His first overseas assignment was in February 1941, when he was among the first correspondents to leave the United States for Australia. Once there, he took the first opportunity to move to forward bases in New Guinea, where the United States 32nd Infantry Division had been designated to be one of the first U.S. units to attack the Japanese. Darnton had served with the 32nd Infantry Division during World War I and was looking forward to reporting its operations in World War II. He was based near Port Moresby and his reporting included his characteristic wit through amusing anecdotes related by servicemen, and discussed the mood of the troops on the ground and their thoughts regarding the war and its future.

On October 18, 1942, Darnton was aboard the King John, a seventy-foot wooden trawler of the Small Ships Section of U.S. Army Services of Supply SWPA that was also carrying 102 troops of the 128th Infantry, off the coast of Pongani in New Guinea when a B-25 mistook the ships for Japanese vessels and bombed and strafed them. Darnton, suffering a shrapnel head wound, died in a boat on the way to shore and Lt. Adam Bruce Fahnestock, prewar South Seas explorer and then head of the Small Ships Section, hit in the spine, died in the arms of the King John's severely wounded Australian Chief Engineer moments after reaching shore.

His notebook, which was taken from his body by a fellow correspondent and returned to his son, Pulitzer Prize-winning journalist John Darnton in 1976, ended with a question about the bomber that would end his life: “Jap or ours?”
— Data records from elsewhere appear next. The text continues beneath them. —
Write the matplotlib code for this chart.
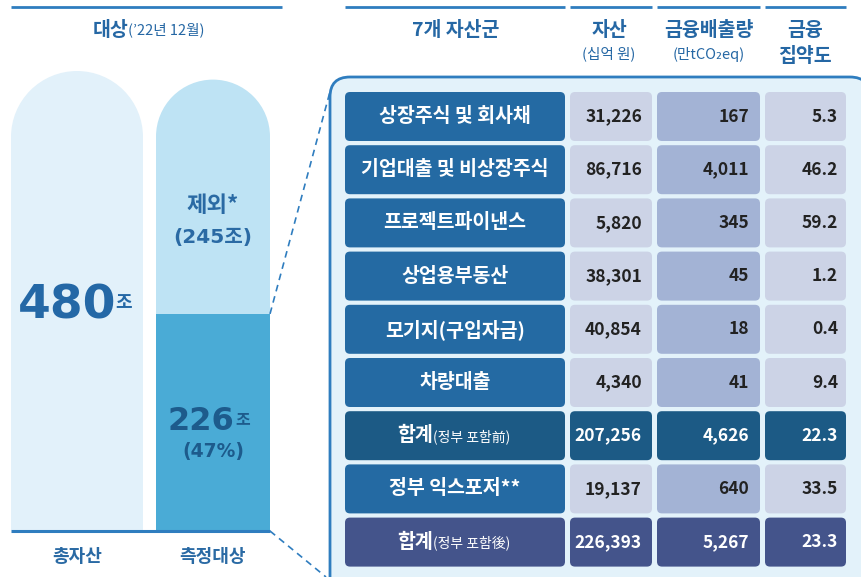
import matplotlib.pyplot as plt
from matplotlib import font_manager
from matplotlib.patches import Ellipse, FancyBboxPatch

# 데이터
bar_labels = ["총자산", "측정대상"]
total_asset = 480      # 조
measured = 226         # 조
excluded = 245         # 조
measured_pct = 47

categories = ["상장주식 및 회사채", "기업대출 및 비상장주식", "프로젝트파이낸스", "상업용부동산",
              "모기지(구입자금)", "차량대출", "합계", "정부 익스포저**", "합계"]
category_sub = ["", "", "", "", "", "", "(정부 포함前)", "", "(정부 포함後)"]
row_kind = ["asset", "asset", "asset", "asset", "asset", "asset", "total", "gov", "total2"]
assets = [31226, 86716, 5820, 38301, 40854, 4340, 207256, 19137, 226393]      # 십억 원
emissions = [167, 4011, 345, 45, 18, 41, 4626, 640, 5267]                      # 만tCO2eq
intensity = [5.3, 46.2, 59.2, 1.2, 0.4, 9.4, 22.3, 33.5, 23.3]

KR = "Noto Sans CJK KR"
names = {f.name for f in font_manager.fontManager.ttflist}
NUM = "Liberation Sans Narrow" if "Liberation Sans Narrow" in names else KR

BLUE = "#2f7dbf"
TXT = "#2567a4"
CAT = "#246aa3"
LIGHT = "#ccd3e6"
EMIS = "#a3b3d5"
TOT1 = "#1c5a85"
TOT2 = "#44548b"

fig = plt.figure(figsize=(8.62, 5.77), dpi=100)

# ---- 왼쪽 막대 ----
base_px, top_px = 530, 71
k = (base_px - top_px) / total_asset   # px per 조
axb = fig.add_axes([0, (577 - base_px) / 577, 290 / 862, (base_px - top_px) / 577])
axb.set_xlim(0, 290)
axb.set_ylim(0, total_asset)
axb.axis("off")

# 전체 캔버스 (픽셀 좌표), 막대 위에 그림
ax = fig.add_axes([0, 0, 1, 1])
ax.set_xlim(0, 862)
ax.set_ylim(577, 0)
ax.axis("off")


def rounded_bar(x, bottom, top, w, color):
    r = (w / 2) / k
    axb.bar(x, top - r - bottom, width=w, bottom=bottom, color=color, linewidth=0)
    axb.add_patch(Ellipse((x, top - r), w, 2 * r, color=color, linewidth=0))


rounded_bar(77, 0, total_asset, 132, "#e2f1fa")
axb.bar(213, measured, width=114, color="#4aabd6", linewidth=0)
rounded_bar(213, measured, measured + excluded, 114, "#bee3f4")

# 기준선, 헤더선
ax.plot([11, 270], [base_px + 1, base_px + 1], color=BLUE, lw=2.2, solid_capstyle="butt")
ax.plot([11, 282], [7, 7], color=BLUE, lw=2, solid_capstyle="butt")
for x0, x1 in [(345, 565), (570, 652), (657, 760), (765, 846)]:
    ax.plot([x0, x1], [7, 7], color=BLUE, lw=2, solid_capstyle="butt")

ax.text(128, 30, "대상", ha="right", va="center", fontsize=14, fontweight="bold", color=TXT, family=KR)
ax.text(128, 30, "(’22년 12월)", ha="left", va="center", fontsize=10.5, color=TXT, family=KR)

ax.text(116, 306, f"{total_asset}", ha="right", va="center", fontsize=34, fontweight="bold",
        color="#2468a6", family="DejaVu Sans")
ax.text(115, 303, "조", ha="left", va="center", fontsize=13, fontweight="bold", color="#2468a6", family=KR)

ax.text(213, 205, "제외*", ha="center", va="center", fontsize=16, fontweight="bold", color="#2a6aa4", family=KR)
ax.text(213, 237, f"({excluded}조)", ha="center", va="center", fontsize=14.5, fontweight="bold",
        color="#2a6aa4", family=["DejaVu Sans", KR])

ax.text(234, 421, f"{measured}", ha="right", va="center", fontsize=23, fontweight="bold",
        color="#1d5b8c", family="DejaVu Sans")
ax.text(235, 419, "조", ha="left", va="center", fontsize=11.5, fontweight="bold", color="#1d5b8c", family=KR)
ax.text(213, 452, f"({measured_pct}%)", ha="center", va="center", fontsize=13.5, fontweight="bold",
        color="#1d5b8c", family="DejaVu Sans")

for x, lab in zip([77, 213], bar_labels):
    ax.text(x, 556, lab, ha="center", va="center", fontsize=13, fontweight="bold", color="#2a6aa4", family=KR)

# 점선 연결
y_div = base_px - measured * k
ax.plot([270, 331], [y_div, 88], color=BLUE, lw=1.2, ls=(0, (4, 3)))
ax.plot([270, 326], [base_px + 1, 577], color=BLUE, lw=1.2, ls=(0, (4, 3)))

# ---- 오른쪽 표 ----
ax.text(456, 30, "7개 자산군", ha="center", va="center", fontsize=14, fontweight="bold", color=TXT, family=KR)
ax.text(609, 30, "자산", ha="center", va="center", fontsize=14, fontweight="bold", color=TXT, family=KR)
ax.text(609, 54, "(십억 원)", ha="center", va="center", fontsize=10.5, color=TXT, family=KR)
ax.text(709, 30, "금융배출량", ha="center", va="center", fontsize=14, fontweight="bold", color=TXT, family=KR)
ax.text(709, 54, "(만tCO₂eq)", ha="center", va="center", fontsize=10.5, color=TXT, family=[KR, "DejaVu Sans"])
ax.text(805, 30, "금융", ha="center", va="center", fontsize=14, fontweight="bold", color=TXT, family=KR)
ax.text(805, 56, "집약도", ha="center", va="center", fontsize=14, fontweight="bold", color=TXT, family=KR)

ax.add_patch(FancyBboxPatch((330, 77), 540, 540, boxstyle="round,pad=0,rounding_size=20",
                            facecolor="#e3f2fa", edgecolor=BLUE, lw=2))

cols = [(345, 565), (570, 652), (657, 760), (765, 846)]
style = {
    "asset": ([CAT, LIGHT, EMIS, LIGHT], "#222222"),
    "gov": ([CAT, LIGHT, EMIS, LIGHT], "#222222"),
    "total": ([TOT1] * 4, "white"),
    "total2": ([TOT2] * 4, "white"),
}
row_top, pitch, row_h = 92, 53.2, 49
for i, kind in enumerate(row_kind):
    y0 = row_top + i * pitch
    yc = y0 + row_h / 2
    fills, num_color = style[kind]
    for (x0, x1), fc in zip(cols, fills):
        ax.add_patch(FancyBboxPatch((x0, y0), x1 - x0, row_h, boxstyle="round,pad=0,rounding_size=5",
                                    facecolor=fc, edgecolor="none"))
    if category_sub[i]:
        ax.text(433, yc, categories[i], ha="right", va="center", fontsize=14, fontweight="bold",
                color="white", family=KR)
        ax.text(433, yc + 1, category_sub[i], ha="left", va="center", fontsize=10,
                color="white", family=KR)
    else:
        ax.text(455, yc, categories[i], ha="center", va="center", fontsize=14, fontweight="bold",
                color="white", family=KR)
    ax.text(642, yc, f"{assets[i]:,}", ha="right", va="center", fontsize=12.5, fontweight="bold",
            color=num_color, family=NUM)
    ax.text(749, yc, f"{emissions[i]:,}", ha="right", va="center", fontsize=12.5, fontweight="bold",
            color=num_color, family=NUM)
    ax.text(838, yc, f"{intensity[i]:.1f}", ha="right", va="center", fontsize=12.5, fontweight="bold",
            color=num_color, family=NUM)

fig.savefig("out.png", dpi=100)
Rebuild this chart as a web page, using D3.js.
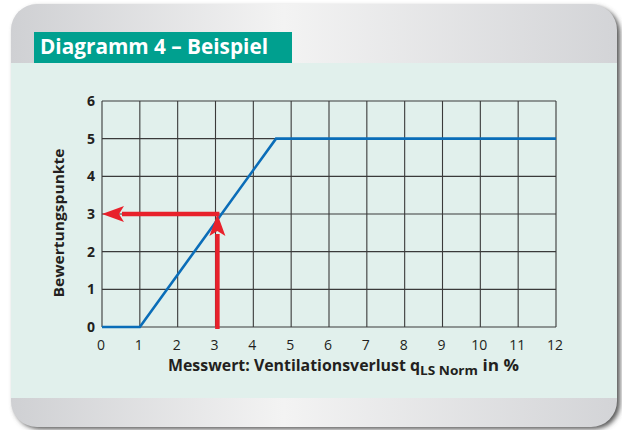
<!DOCTYPE html>
<html lang="de">
<head>
<meta charset="UTF-8">
<title>Diagramm 4 – Beispiel</title>
<script src="https://d3js.org/d3.v7.min.js"></script>
<style>
  body, html { margin: 0; padding: 0; background: #fff; }
  svg { display: block; }
  text { font-family: "Open Sans", Lato, sans-serif; fill: #231f20; }
</style>
</head>
<body>
<svg></svg>
<script>
  // data
  const xTicks = [0, 1, 2, 3, 4, 5, 6, 7, 8, 9, 10, 11, 12];
  const yTicks = [0, 1, 2, 3, 4, 5, 6];
  const curveX = [0, 1, 4.6, 12];
  const curveY = [0, 0, 5, 5];
  const exampleX = 3.05;   // Messwert im Beispiel
  const exampleY = 3;

  const W = 622, H = 430;
  const svg = d3.select("svg").attr("width", W).attr("height", H);
  const defs = svg.append("defs");

  // card gradient (grey - white - grey)
  const grad = defs.append("linearGradient").attr("id", "cardGrad")
    .attr("x1", "0%").attr("x2", "100%").attr("y1", "0%").attr("y2", "0%");
  grad.append("stop").attr("offset", "0%").attr("stop-color", "#cfd0d3");
  grad.append("stop").attr("offset", "45%").attr("stop-color", "#f3f3f3");
  grad.append("stop").attr("offset", "100%").attr("stop-color", "#d3d4d7");

  const shadow = defs.append("filter").attr("id", "shadow")
    .attr("x", "-5%").attr("y", "-5%").attr("width", "115%").attr("height", "115%");
  shadow.append("feGaussianBlur").attr("stdDeviation", 2.5);

  defs.append("clipPath").attr("id", "cardClip")
    .append("rect").attr("x", 11).attr("y", 4).attr("width", 606).attr("height", 423).attr("rx", 26);

  // card with shadow
  svg.append("rect").attr("x", 14).attr("y", 7).attr("width", 606).attr("height", 422).attr("rx", 26)
    .attr("fill", "#555").attr("filter", "url(#shadow)");
  svg.append("rect").attr("x", 11).attr("y", 4).attr("width", 606).attr("height", 423).attr("rx", 26)
    .attr("fill", "url(#cardGrad)");
  svg.append("rect").attr("clip-path", "url(#cardClip)")
    .attr("x", 11).attr("y", 63).attr("width", 606).attr("height", 335).attr("fill", "#e1f0ec");

  // title box
  svg.append("rect").attr("x", 34).attr("y", 32).attr("width", 258).attr("height", 31).attr("fill", "#00a08f");
  svg.append("text").attr("x", 40).attr("y", 54)
    .attr("textLength", 228).attr("lengthAdjust", "spacingAndGlyphs")
    .style("fill", "#fff").style("font-size", "21px").style("font-weight", 700)
    .text("Diagramm 4 – Beispiel");

  // scales
  const margin = { left: 102, top: 101, right: 556, bottom: 327 };
  const x = d3.scaleLinear().domain([0, 12]).range([margin.left, margin.right]);
  const y = d3.scaleLinear().domain([0, 6]).range([margin.bottom, margin.top]);

  const g = svg.append("g");

  // grid
  g.selectAll(".vgrid").data(xTicks).enter().append("line")
    .attr("x1", d => x(d)).attr("x2", d => x(d))
    .attr("y1", y(0)).attr("y2", y(6))
    .attr("stroke", "#3a3a3a").attr("stroke-width", 1.1);
  g.selectAll(".hgrid").data(yTicks).enter().append("line")
    .attr("x1", x(0)).attr("x2", x(12))
    .attr("y1", d => y(d)).attr("y2", d => y(d))
    .attr("stroke", "#3a3a3a").attr("stroke-width", 1.1);

  // axes labels
  g.selectAll(".xt").data(xTicks).enter().append("text")
    .attr("x", d => x(d) - 1).attr("y", 350)
    .attr("text-anchor", "middle").style("font-size", "14px")
    .text(d => d);
  g.selectAll(".yt").data(yTicks).enter().append("text")
    .attr("x", 95).attr("y", d => y(d) + 5)
    .attr("text-anchor", "end").style("font-size", "14px").style("font-weight", 700)
    .text(d => d);

  svg.append("text")
    .attr("transform", `translate(64,${(y(0) + y(6)) / 2 + 9}) rotate(-90)`)
    .attr("text-anchor", "middle").style("font-size", "15px").style("font-weight", 700)
    .attr("textLength", 149).attr("lengthAdjust", "spacingAndGlyphs")
    .text("Bewertungspunkte");

  const xl = svg.append("text").attr("x", 168).attr("y", 371)
    .style("font-size", "15.5px").style("font-weight", 700);
  xl.append("tspan").attr("textLength", 252).attr("lengthAdjust", "spacingAndGlyphs")
    .text("Messwert: Ventilationsverlust q");
  xl.append("tspan").attr("dy", 4).style("font-size", "13px")
    .attr("textLength", 58).attr("lengthAdjust", "spacingAndGlyphs").text("LS Norm");
  xl.append("tspan").attr("dy", -4).attr("textLength", 41).attr("lengthAdjust", "spacingAndGlyphs")
    .text(" in %");

  // curve
  const pts = curveX.map((d, i) => [d, curveY[i]]);
  g.append("path").datum(pts)
    .attr("d", d3.line().x(d => x(d[0])).y(d => y(d[1])))
    .attr("fill", "none").attr("stroke", "#0a6db8").attr("stroke-width", 2.6);

  // red arrows
  const red = "#e8212b";
  const ah = 22, aw = 8;
  const ex = x(exampleX), ey = y(exampleY);
  g.append("line").attr("x1", ex).attr("x2", ex)
    .attr("y1", y(0) + 2).attr("y2", ey + ah - 2)
    .attr("stroke", red).attr("stroke-width", 4.5);
  g.append("path")
    .attr("d", `M${ex},${ey} L${ex - aw},${ey + ah} L${ex},${ey + ah - 5} L${ex + aw},${ey + ah} Z`)
    .attr("fill", red);
  g.append("line").attr("x1", ex + 2).attr("x2", x(0) + ah - 2)
    .attr("y1", ey).attr("y2", ey)
    .attr("stroke", red).attr("stroke-width", 4.5);
  g.append("path")
    .attr("d", `M${x(0)},${ey} L${x(0) + ah},${ey - aw} L${x(0) + ah - 5},${ey} L${x(0) + ah},${ey + aw} Z`)
    .attr("fill", red);
</script>
</body>
</html>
Darnton's passing was marked by many other journalists and officials, including General Douglas MacArthur, who wired to The Times that “He served with gallantry and devotion at the front and fulfilled the important duties of war correspondent with distinction to himself and The New York Times and with value to his country.” Major General Edwin F. Harding of the 32nd Infantry Division wrote that, "Everyone hereabouts is distressed over the death of Darnton and [Lt. A. B.] Fahnestock. I knew Darnton quite well... and considered him one damn good correspondent and swell guy. He was hot to be on the spot for the first contact of American Army ground troops with the Japs. I told him that this would probably be it and gave him permission to go." Darnton was buried with full military honors at an Australian-American cemetery outside Port Moresby. Darnton and Fahnestock were buried side by side with British, Australian and American war correspondents acting as pall bearers.

== The Byron Darnton ==
In 1943, a 10,500-ton Liberty ship was christened with Darnton's name in Baltimore, Maryland. The ship was launched by his widow Eleanor and her sons, John and Bob. Bob wrote his name on the hull in crayon. Both sons followed in their father's footsteps and became journalists. John Darnton joined The New York Times as a copy boy in 1966 and went on to work for The New York Times for four decades. He received the Pulitzer Prize in 1982 for his coverage of Poland under martial law when he smuggled stories out of the country. Robert later became a renowned cultural historian. The ship sailed a regular run to Murmansk through the remainder of the war. On March 16, 1946, the Byron Darnton ran aground in an easterly gale off the coast of Sanda Island in the North Channel off the coast of Scotland. In 2003, a pub was opened on Sanda Island named the Byron Darnton. The owner says it is one of the two most remote pubs in the country. Remains of the shipwreck can still be seen at low tide.

== Famous quote ==
While author Leo Rosten is usually credited with the popular phrase “No man who hates dogs and children can be all bad,” used by him to describe comedian W. C. Fields, Darnton was in fact the first to use this phrase regarding an unknown man named Gastonbury. Darnton used it in 1930 after a New York cocktail party, which was later reported in Harper's Monthly in 1937, two years before Leo Rosten used it at a banquet.